Family reunion

A community that has succeeded in redefining wealth in terms much broader than money income alone

Once a year, the European ecovillage family meets for a week of networking, policy discussions and fun – this is the GEN-Europe annual General Assembly. This years’ GA, to be held next week, will take place in a small community in the mountains to the east of Rome. We are expecting somewhere in the region of 100 representatives of ecovillage initiatives and other interested individuals from over 20 countries across Europe.


A small group of four of us – three GEN-Europe staffers and a council member – are using the opportunity presented by the GA to visit a number of other ecovillages in Italy. The three we have visited so far provide an illustration of the strength and diversity of the Italian network.

First stop was the Federation of Damanhur, high in the foothills of the Alps to the north of Torino, to participate in the three-yearly conference of the International Communal Studies Association. (Yes, there is a niche of academics devoted to the study of intentional communities. Many of these, unsurprisingly given the historical importance of the kibbutz movement, are from Israel.)
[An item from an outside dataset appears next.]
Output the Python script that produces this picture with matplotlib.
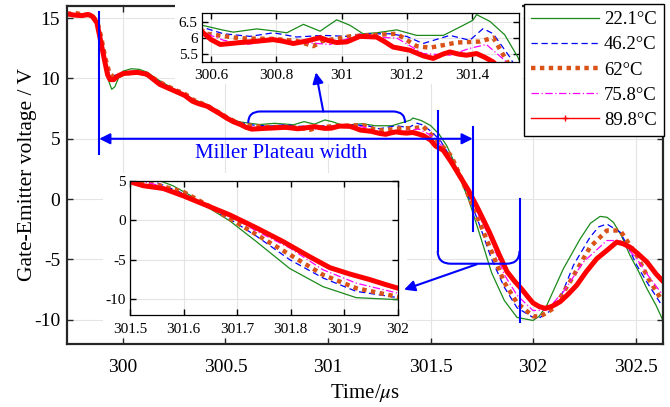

Based on a highly distinctive esoteric belief system, Damanhur is a community of around 1,000 members who live in shared houses of around15 members each that are spread throughout the length of the Valchiusella Valley.

Among the many impressive achievements of the community is the creation of a cooperative economy – complete with a community currency (the Credito), a credit union and many cooperative enterprises. In contrast with most local economies across Europe that are being flattened by the juggernaut of globalisation, Damanhur is flourishing and bringing economic life and employment back into the valley.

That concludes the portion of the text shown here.